What is the difference between the Eisenhower Matrix and the Impact-Effort Matrix?

The Eisenhower Matrix sorts by urgency and importance — designed for daily/weekly triage. The Impact-Effort Matrix sorts by expected value and resource cost — designed for prioritizing a backlog of features or projects. Use Eisenhower for “what do I do today?”, Impact-Effort for “what do I do this month?”

Why does MoSCoW prioritization fail for some startups?

Because everything ends up in “Must,” which means the framework just renamed the chaos. The fix is to cap the Must bucket at around 30% of total items, and to take the “Won’t” column seriously — explicitly listing what is not in v1 prevents re-litigation three weeks later when a prospect asks for it.

How do I prioritize tasks as a solo developer without a product manager?

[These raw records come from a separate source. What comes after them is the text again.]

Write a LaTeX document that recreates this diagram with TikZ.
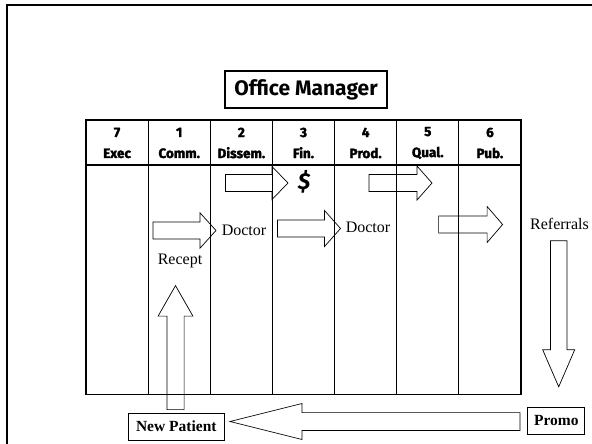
\documentclass[tikz,border=0pt]{standalone}
\usepackage{fontspec}
\setmainfont{Liberation Serif}
\newfontfamily\headfont{Fira Sans}
\newfontfamily\heavyfont[BoldFeatures={FakeBold=2}]{Fira Sans}
\usetikzlibrary{positioning}

\tikzset{
  barrow/.style={draw, line width=0.7pt},
  pics/blockarrow/.style n args={4}{code={
      \draw[barrow] (0,-#2) -- ({#1-#4},-#2) -- ({#1-#4},-#3) -- (#1,0)
        -- ({#1-#4},#3) -- ({#1-#4},#2) -- (0,#2) -- cycle;
  }},
  tableline/.style={line width=1.2pt},
  colhead/.style={font=\heavyfont\bfseries\fontsize{13.5}{21}\selectfont, align=center},
  flowtext/.style={font=\fontsize{16}{18}\selectfont},
  tagbox/.style={draw, line width=0.9pt, font=\bfseries\fontsize{15.5}{17}\selectfont,
    inner sep=0pt, minimum height=27pt},
}

\begin{document}
\begin{tikzpicture}[x=1pt, y=-1pt]
        \useasboundingbox (0,0) rectangle (592,444);
        %outer frame
        \draw[line width=2pt] (7,5) rectangle (640,480);

        %title
        \node[draw, line width=1.1pt, font=\headfont\bfseries\fontsize{21}{24}\selectfont,
          minimum width=162pt, minimum height=37pt, inner sep=0pt] (manager) at (306,89.5) {Office Manager};

        %table
        \draw[tableline] (86,120) rectangle (521,394.5);
        \draw[tableline] (86,165) -- (521,165);
        \foreach \i in {1,...,6}
          \draw[tableline] ({86+62.14*\i},120) -- ({86+62.14*\i},394.5);
        \foreach \num/\name [count=\i from 0] in {7/Exec,1/Comm.,2/Dissem.,3/Fin.,4/Prod.,5/Qual.,6/Pub.}
          \node[colhead] (head\num) at ({117.07+62.14*\i},143) {\num\\\name};

        %labels
        \node[font=\heavyfont\bfseries\itshape\fontsize{23}{25}\selectfont] (dollar) at (304,182) {\$};
        \node[flowtext] (doctor1) at (244,230) {Doctor};
        \node[flowtext] (doctor2) at (368,227) {Doctor};
        \node[flowtext] (recept) at (180,260.5) {Recept};
        \node[flowtext] (referrals) at (559.5,223.5) {Referrals};
        \node[tagbox, minimum width=96pt] (newpatient) at (176.3,426.5) {New Patient};
        \node[tagbox, minimum width=57pt] (promo) at (556.4,420.5) {Promo};

        %block arrows
        \pic at (225.4,183) {blockarrow={62.6}{8.5}{16.5}{16}};
        \pic at (369,183) {blockarrow={63}{8.5}{17}{15}};
        \pic at (153,230.5) {blockarrow={63}{8.5}{17.7}{16}};
        \pic at (277.5,228.5) {blockarrow={63}{8.5}{18}{16}};
        \pic at (438.6,224.5) {blockarrow={64}{8.5}{18}{15.5}};
        \pic[rotate=90] at (175.5,409.6) {blockarrow={124}{8.6}{17.4}{30.5}};
        \pic[rotate=-90] at (558.7,240.8) {blockarrow={146}{8.3}{16}{37}};
        \pic[rotate=180] at (520,421.5) {blockarrow={290}{8.9}{18}{72}};
    \end{tikzpicture}
\end{document}
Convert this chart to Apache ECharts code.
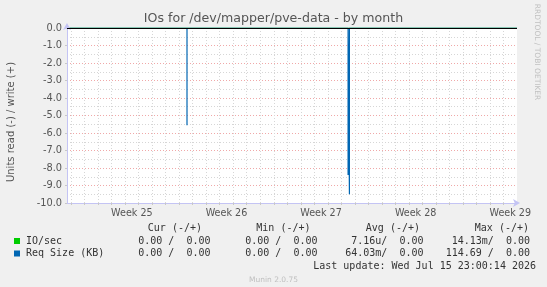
<!DOCTYPE html>
<html>
<head>
<meta charset="utf-8">
<script src="https://cdn.jsdelivr.net/npm/echarts@6/dist/echarts.min.js"></script>
<style>
  html, body { margin: 0; padding: 0; background: #f0f0f0; }
  #chart { width: 547px; height: 287px; }
</style>
</head>
<body>
<div id="chart"></div>
<script>
// x values are days counted from Monday of week 25
const dayTicks = [-1, 0, 1, 2, 3, 4, 5, 6, 7, 8, 9, 10, 11, 12, 13, 14, 15, 16, 17, 18, 19, 20, 21, 22, 23, 24, 25, 26, 27, 28, 29, 30, 31]
const weekStarts = [0, 7, 14, 21, 28]
const weekLabelPos = [3.5, 10.5, 17.5, 24.5, 31.5]
const weekLabels = ['Week 25', 'Week 26', 'Week 27', 'Week 28', 'Week 29']

// read side is drawn negative
const ioSecRead = [[-1.3, 0], [32, 0]]
const reqSizeRead = [
  [-1.3, 0],
  [7.58, 0], [7.58, -5.55], [7.58, 0],
  [19.5, 0], [19.5, -8.4], [19.5, 0],
  [19.6, 0], [19.6, -9.5], [19.6, 0],
  [32, 0]
]

const legendNames = ['IO/sec', 'Req Size (KB)']
const legendColors = ['#00cc00', '#0066b3']
const colHeaders = ['Cur (-/+)', 'Min (-/+)', 'Avg (-/+)', 'Max (-/+)']
const curVals = ['0.00 /  0.00', '0.00 /  0.00']
const minVals = ['0.00 /  0.00', '0.00 /  0.00']
const avgVals = ['7.16u/  0.00', '64.03m/  0.00']
const maxVals = ['14.13m/  0.00', '114.69 /  0.00']
const lastUpdate = 'Last update: Wed Jul 15 23:00:14 2026'

const mono = '10px "DejaVu Sans Mono"'
const headerRight = [202, 310.5, 420, 529]
const valueRight = [210.5, 317.5, 423.5, 530]
const rowY = [241, 253.5]

const graphics = [
  {
    type: 'text', x: 273.5, y: 19,
    style: { text: 'IOs for /dev/mapper/pve-data - by month', font: '12.6px "DejaVu Sans"', fill: '#555', align: 'center', verticalAlign: 'middle' }
  },
  {
    type: 'text', x: 11, y: 122, rotation: Math.PI / 2,
    style: { text: 'Units read (-) / write (+)', font: '10px "DejaVu Sans"', fill: '#555', align: 'center', verticalAlign: 'middle' }
  },
  {
    type: 'text', x: 537, y: 52, rotation: -Math.PI / 2,
    style: { text: 'RRDTOOL / TOBI OETIKER', font: '7.5px "DejaVu Sans"', fill: '#c0c0c0', align: 'center', verticalAlign: 'middle' }
  },
  {
    type: 'text', x: 273.5, y: 280,
    style: { text: 'Munin 2.0.75', font: '7.5px "DejaVu Sans"', fill: '#c0c0c0', align: 'center', verticalAlign: 'middle' }
  },
  {
    type: 'text', x: 536, y: 266.5,
    style: { text: lastUpdate, font: mono, fill: '#333', align: 'right', verticalAlign: 'middle' }
  }
]

colHeaders.forEach((h, i) => {
  graphics.push({
    type: 'text', x: headerRight[i], y: 228.5,
    style: { text: h, font: mono, fill: '#333', align: 'right', verticalAlign: 'middle' }
  })
})

legendNames.forEach((name, r) => {
  graphics.push({
    type: 'rect',
    shape: { x: 14, y: rowY[r] - 3, width: 6, height: 6 },
    style: { fill: legendColors[r] }
  })
  graphics.push({
    type: 'text', x: 26, y: rowY[r],
    style: { text: name, font: mono, fill: '#333', align: 'left', verticalAlign: 'middle' }
  })
  const cols = [curVals[r], minVals[r], avgVals[r], maxVals[r]]
  cols.forEach((v, i) => {
    graphics.push({
      type: 'text', x: valueRight[i], y: rowY[r],
      style: { text: v, font: mono, fill: '#333', align: 'right', verticalAlign: 'middle' }
    })
  })
})

const chart = echarts.init(document.getElementById('chart'))
chart.setOption({
  animation: false,
  backgroundColor: '#f0f0f0',
  textStyle: { fontFamily: 'DejaVu Sans' },
  grid: {
    left: 67,
    right: 30,
    top: 28,
    bottom: 84,
    show: true,
    backgroundColor: '#ffffff',
    borderWidth: 0
  },
  xAxis: [
    {
      type: 'value',
      min: -1.3,
      max: 32,
      position: 'bottom',
      z: 3,
      axisLine: {
        show: true,
        onZero: false,
        lineStyle: { color: '#c4c4f4', width: 1 },
        symbol: ['none', 'arrow'],
        symbolSize: [6, 7],
        symbolOffset: [0, 3]
      },
      axisTick: {
        show: true,
        customValues: dayTicks,
        length: 2,
        lineStyle: { color: '#c8c8c8' }
      },
      axisLabel: {
        customValues: weekLabelPos,
        formatter: v => weekLabels[weekLabelPos.indexOf(v)],
        color: '#555',
        fontSize: 9.6,
        margin: 5
      },
      splitLine: {
        show: true,
        lineStyle: { color: '#d6d6d6', type: [1, 2], width: 1 }
      }
    },
    {
      type: 'value',
      min: -1.3,
      max: 32,
      position: 'bottom',
      axisLine: { show: false, onZero: false },
      axisTick: {
        show: true,
        customValues: weekStarts,
        length: 2,
        lineStyle: { color: '#f08080' }
      },
      axisLabel: { show: false },
      splitLine: {
        show: true,
        lineStyle: { color: '#f0a8a8', type: [1, 2], width: 1 }
      }
    }
  ],
  yAxis: {
    type: 'value',
    min: -10,
    max: 0,
    interval: 1,
    position: 'left',
    z: 3,
    axisLine: {
      show: true,
      onZero: false,
      lineStyle: { color: '#c4c4f4', width: 1 },
      symbol: ['none', 'arrow'],
      symbolSize: [6, 7],
      symbolOffset: [0, 5]
    },
    axisTick: { show: true, length: 2, lineStyle: { color: '#c8c8c8' } },
    minorTick: { show: true, splitNumber: 2, length: 0 },
    axisLabel: {
      formatter: v => v.toFixed(1),
      color: '#555',
      fontSize: 9.8,
      margin: 5
    },
    splitLine: {
      show: true,
      lineStyle: { color: '#f0a8a8', type: [1, 2], width: 1 }
    },
    minorSplitLine: {
      show: true,
      lineStyle: { color: '#d6d6d6', type: [1, 2], width: 1 }
    }
  },
  series: [
    {
      name: 'IO/sec',
      type: 'line',
      xAxisIndex: 0,
      data: ioSecRead,
      showSymbol: false,
      lineStyle: { color: legendColors[0], width: 1 }
    },
    {
      name: 'Req Size (KB)',
      type: 'line',
      xAxisIndex: 0,
      data: reqSizeRead,
      showSymbol: false,
      lineStyle: { color: legendColors[1], width: 1.2 },
      markLine: {
        silent: true,
        symbol: 'none',
        label: { show: false },
        lineStyle: { color: '#000', width: 1.2, type: 'solid' },
        data: [{ yAxis: 0 }]
      }
    }
  ],
  graphic: graphics
})
</script>
</body>
</html>
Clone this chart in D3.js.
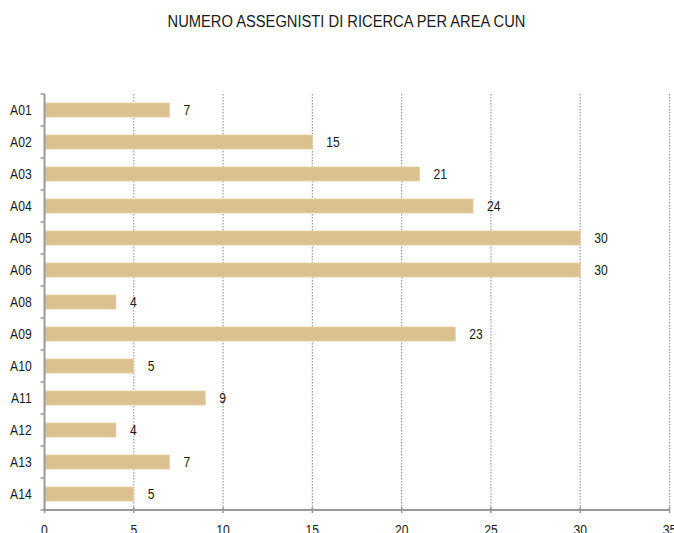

Run a 30-minute Impact-Effort exercise every Monday, do a 5-minute Eisenhower triage every morning, and use the “will a real customer feel this by Sunday?” test as a tiebreaker. That covers 80% of the prioritization decisions a solo developer will ever need, with no roadmap meeting required.

How many prioritization frameworks should I use?

One default (Impact-Effort), one for daily triage (Eisenhower), and the customer-value-this-week test as a tiebreaker. RICE and MoSCoW are situational — pull them out for quarterly big bets and launch scope-cuts respectively. Five total in your toolkit, two in your weekly routine.

What's the biggest prioritization mistake one-person teams make?

Spending too much time scoring and not enough time deleting. The point of every framework above is to remove tasks from your list, not to schedule more of them. If a prioritization session ends with the same number of items, you used the framework wrong.